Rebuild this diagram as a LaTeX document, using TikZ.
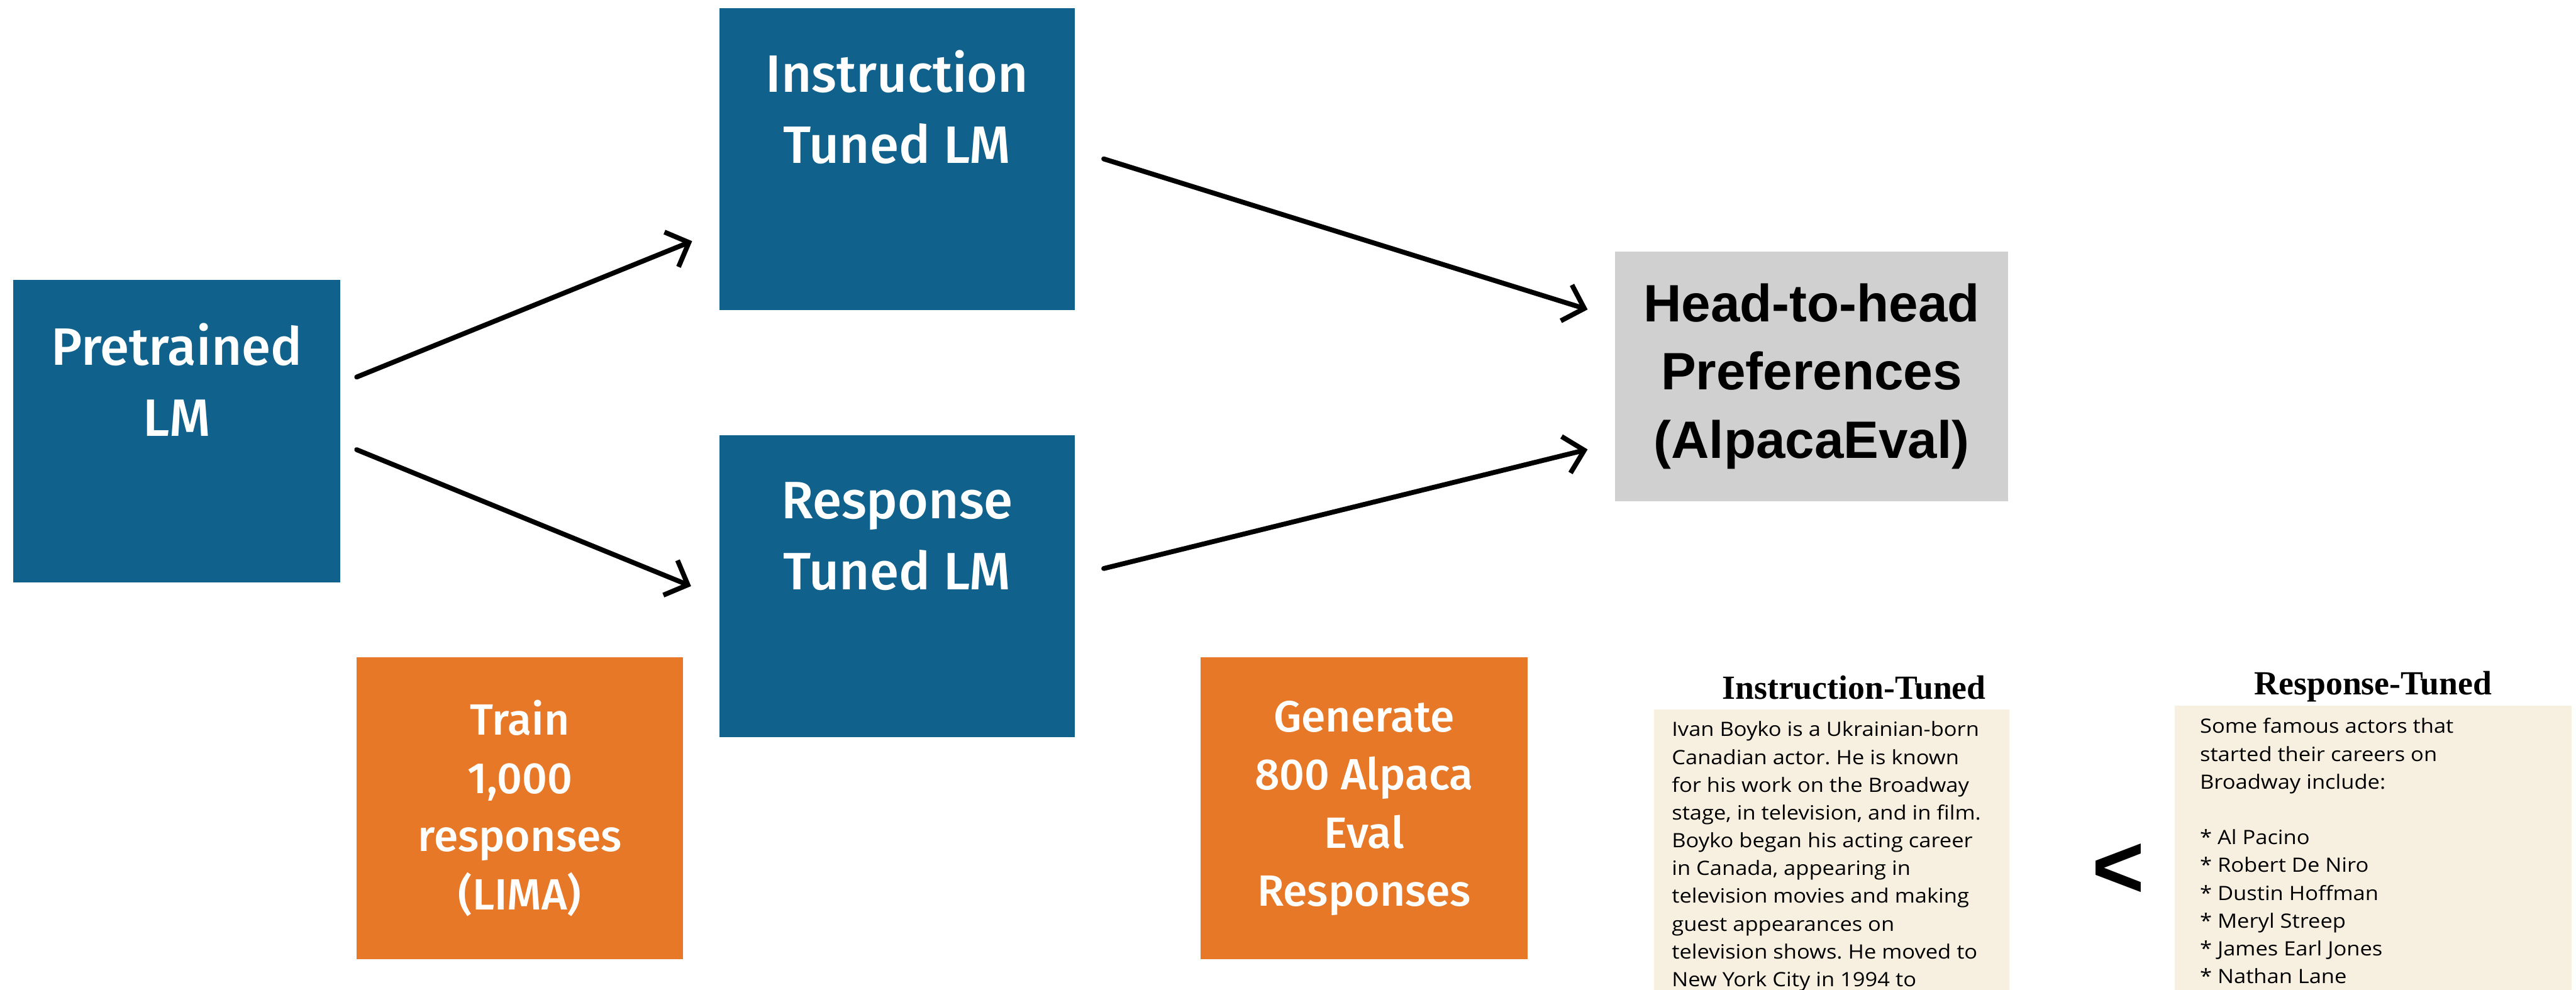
\documentclass[tikz,border=0pt]{standalone}
\usepackage{fontspec}
\usetikzlibrary{arrows.meta,positioning}
\newfontfamily\boxfont{Fira Sans Medium}
\newfontfamily\headfont{Liberation Sans}
\newfontfamily\titlefont{Liberation Serif}
\newfontfamily\bodyfont{Open Sans}[FakeStretch=1.1]
\definecolor{lmblue}{HTML}{10628C}
\definecolor{taskorange}{HTML}{E67828}
\definecolor{evalgray}{HTML}{D0D0D0}
\definecolor{samplecream}{HTML}{F7EFDF}
\frenchspacing

\begin{document}
\begin{tikzpicture}[
    x=0.01cm, y=-0.01cm,
    lmbox/.style={rectangle, fill=lmblue, minimum width=6.64cm, minimum height=5.65cm, inner sep=0pt},
    lmtext/.style={text=white, align=center, inner sep=0pt, font=\boxfont\fontsize{28}{38}\selectfont},
    taskbox/.style={rectangle, fill=taskorange, text=white, align=center, minimum width=6.11cm, minimum height=5.65cm, inner sep=0pt, font=\boxfont\fontsize{23.3}{31}\selectfont},
    evalbox/.style={rectangle, fill=evalgray, align=center, minimum width=7.35cm, minimum height=4.67cm, inner sep=0pt, font=\headfont\bfseries\fontsize{28}{36.4}\selectfont},
    samplebox/.style={rectangle, fill=samplecream, inner sep=0pt},
    sampletitle/.style={anchor=base, inner sep=0pt, font=\titlefont\bfseries\fontsize{18}{20}\selectfont},
    sampletext/.style={align=left, anchor=north west, inner sep=0pt, font=\bodyfont\fontsize{10.5}{14.8}\selectfont},
    arrow/.style={-{Straight Barb[length=10pt,width=20pt]}, line width=2.6pt, line cap=round}
]
\useasboundingbox (0,0) rectangle (4824,1853);
\clip (0,0) rectangle (4824,1853);

% models
\node[lmbox, minimum width=6.12cm, minimum height=5.66cm] (pre) at (331,807) {};
\node[lmtext] (pretext) at ([shift={(0,-96)}]pre.center) {Pretrained\\LM};
\node[lmbox] (inst) at (1680,297.5) {};
\node[lmtext] (insttext) at ([shift={(0,-97)}]inst.center) {Instruction\\Tuned LM};
\node[lmbox] (resp) at (1680,1097.5) {};
\node[lmtext] (resptext) at ([shift={(0,-93)}]resp.center) {Response\\Tuned LM};
\node[evalbox] (head) at (3392.5,704.5) {Head-to-head\\Preferences\\(AlpacaEval)};

% data boxes
\node[taskbox] (train) at (973.5,1513.5) {Train\\1,000\\responses\\(LIMA)};
\node[taskbox] (gen) at (2554.5,1513.5) {Generate\\800 Alpaca\\Eval\\Responses};

\draw[arrow] ([shift={(30,-101)}]pre.east) -- ([shift={(-51,154)}]inst.west);
\draw[arrow] ([shift={(30,35)}]pre.east) -- ([shift={(-53,0)}]resp.west);
\draw[arrow] ([shift={(54,0)}]inst.east) -- ([shift={(-51,-125)}]head.west);
\draw[arrow] ([shift={(54,-33)}]resp.east) -- ([shift={(-51,137)}]head.west);

% sample outputs
\node[samplebox, minimum width=6.65cm, minimum height=5.71cm] (ibox) at (3430.5,1614.5) {};
\node[sampletitle] (ititle) at (3472,1309) {Instruction-Tuned};
\node[sampletext] (itext) at ([shift={(33,22)}]ibox.north west) {Ivan Boyko is a Ukrainian-born\\
Canadian actor. He is known\\
for his work on the Broadway\\
stage, in television, and in film.\\
Boyko began his acting career\\
in Canada, appearing in\\
television movies and making\\
guest appearances on\\
television shows. He moved to\\
New York City in 1994 to};
\node[samplebox, minimum width=7.42cm, minimum height=5.78cm] (rbox) at (4444,1611) {};
\node[sampletitle] (rtitle) at (4444,1301) {Response-Tuned};
\node[sampletext] (rtext) at ([shift={(47,23)}]rbox.north west) {Some famous actors that\\
started their careers on\\
Broadway include:\\[14.8pt]
* Al Pacino\\
* Robert De Niro\\
* Dustin Hoffman\\
* Meryl Streep\\
* James Earl Jones\\
* Nathan Lane};
\node[inner sep=0pt, font=\headfont\bfseries\fontsize{48}{48}\selectfont] (lessthan) at (3967,1630) {<};
\end{tikzpicture}
\end{document}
========
▶ [What needs to be done] Except for the pictures, print the data above exactly.

▶ [Solved problem]
Rebuild this diagram as a LaTeX document, using TikZ.
\documentclass[tikz,border=0pt]{standalone}
\usepackage{fontspec}
\usetikzlibrary{arrows.meta,positioning}
\newfontfamily\boxfont{Fira Sans Medium}
\newfontfamily\headfont{Liberation Sans}
\newfontfamily\titlefont{Liberation Serif}
\newfontfamily\bodyfont{Open Sans}[FakeStretch=1.1]
\definecolor{lmblue}{HTML}{10628C}
\definecolor{taskorange}{HTML}{E67828}
\definecolor{evalgray}{HTML}{D0D0D0}
\definecolor{samplecream}{HTML}{F7EFDF}
\frenchspacing

\begin{document}
\begin{tikzpicture}[
    x=0.01cm, y=-0.01cm,
    lmbox/.style={rectangle, fill=lmblue, minimum width=6.64cm, minimum height=5.65cm, inner sep=0pt},
    lmtext/.style={text=white, align=center, inner sep=0pt, font=\boxfont\fontsize{28}{38}\selectfont},
    taskbox/.style={rectangle, fill=taskorange, text=white, align=center, minimum width=6.11cm, minimum height=5.65cm, inner sep=0pt, font=\boxfont\fontsize{23.3}{31}\selectfont},
    evalbox/.style={rectangle, fill=evalgray, align=center, minimum width=7.35cm, minimum height=4.67cm, inner sep=0pt, font=\headfont\bfseries\fontsize{28}{36.4}\selectfont},
    samplebox/.style={rectangle, fill=samplecream, inner sep=0pt},
    sampletitle/.style={anchor=base, inner sep=0pt, font=\titlefont\bfseries\fontsize{18}{20}\selectfont},
    sampletext/.style={align=left, anchor=north west, inner sep=0pt, font=\bodyfont\fontsize{10.5}{14.8}\selectfont},
    arrow/.style={-{Straight Barb[length=10pt,width=20pt]}, line width=2.6pt, line cap=round}
]
\useasboundingbox (0,0) rectangle (4824,1853);
\clip (0,0) rectangle (4824,1853);

% models
\node[lmbox, minimum width=6.12cm, minimum height=5.66cm] (pre) at (331,807) {};
\node[lmtext] (pretext) at ([shift={(0,-96)}]pre.center) {Pretrained\\LM};
\node[lmbox] (inst) at (1680,297.5) {};
\node[lmtext] (insttext) at ([shift={(0,-97)}]inst.center) {Instruction\\Tuned LM};
\node[lmbox] (resp) at (1680,1097.5) {};
\node[lmtext] (resptext) at ([shift={(0,-93)}]resp.center) {Response\\Tuned LM};
\node[evalbox] (head) at (3392.5,704.5) {Head-to-head\\Preferences\\(AlpacaEval)};

% data boxes
\node[taskbox] (train) at (973.5,1513.5) {Train\\1,000\\responses\\(LIMA)};
\node[taskbox] (gen) at (2554.5,1513.5) {Generate\\800 Alpaca\\Eval\\Responses};

\draw[arrow] ([shift={(30,-101)}]pre.east) -- ([shift={(-51,154)}]inst.west);
\draw[arrow] ([shift={(30,35)}]pre.east) -- ([shift={(-53,0)}]resp.west);
\draw[arrow] ([shift={(54,0)}]inst.east) -- ([shift={(-51,-125)}]head.west);
\draw[arrow] ([shift={(54,-33)}]resp.east) -- ([shift={(-51,137)}]head.west);

% sample outputs
\node[samplebox, minimum width=6.65cm, minimum height=5.71cm] (ibox) at (3430.5,1614.5) {};
\node[sampletitle] (ititle) at (3472,1309) {Instruction-Tuned};
\node[sampletext] (itext) at ([shift={(33,22)}]ibox.north west) {Ivan Boyko is a Ukrainian-born\\
Canadian actor. He is known\\
for his work on the Broadway\\
stage, in television, and in film.\\
Boyko began his acting career\\
in Canada, appearing in\\
television movies and making\\
guest appearances on\\
television shows. He moved to\\
New York City in 1994 to};
\node[samplebox, minimum width=7.42cm, minimum height=5.78cm] (rbox) at (4444,1611) {};
\node[sampletitle] (rtitle) at (4444,1301) {Response-Tuned};
\node[sampletext] (rtext) at ([shift={(47,23)}]rbox.north west) {Some famous actors that\\
started their careers on\\
Broadway include:\\[14.8pt]
* Al Pacino\\
* Robert De Niro\\
* Dustin Hoffman\\
* Meryl Streep\\
* James Earl Jones\\
* Nathan Lane};
\node[inner sep=0pt, font=\headfont\bfseries\fontsize{48}{48}\selectfont] (lessthan) at (3967,1630) {<};
\end{tikzpicture}
\end{document}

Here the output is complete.